I'll shelf the whole "does IB / PE add value to the world" debate because there's a lot there to unpack.

I would say that in the PE career path, your point on optionality is simply (a) not true, (b) not relevant.

(A) Why not true?

If a mid / senior level individual for whatever reason discontinues in PE, he / she can very conceivable fill any of the following roles - another PE firm, a family office, non-profit investing (e.g., endowments, foundations), C-level position at any operating company (most likely CFP / head of corp Dev), a senior role at any large consulting firm (this has happened), banker (unlikely to happen by choice), board member at a multitude of smaller companies, start-up, finance processor / teacher somewhere.
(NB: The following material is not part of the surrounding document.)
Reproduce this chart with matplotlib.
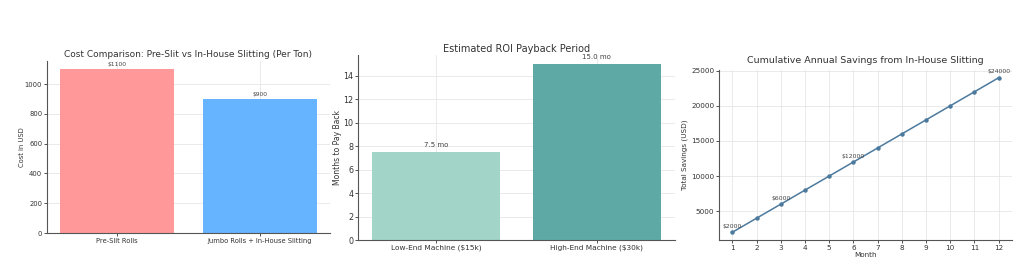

Being a mid-level / senior PE professional literally arms you with one of the broadest and most versatile skill-sets of any job anywhere - not to mention it typically comes along with a very large Rolodex. There is also a significant imbalance in supply / demand this level - i.e., there is a significant need for individuals with these broad skill-sets, but very few people on a relative basis who possess the aptitude to do all of them well.

(B) Why not relevant?

A mid-level (VP or above) individual at a sizable PE fund (UMM/MF) is getting compensated (w/ carry) into the 7-figures by the time they are in their very early 30s. If one is targeting a upper-middle class lifestyle (nice house, 2 cars), it is entirely conceivable to basically retire from finance completely in ~5 years (or the duration of 1 fund). So 'optionality' really doesn't matter in the sense that you really don't need a solid Plan B. And if you want to really dream big? Then see answer part (A) where you still have significant options available (w/ the most likely that you're going to another fund).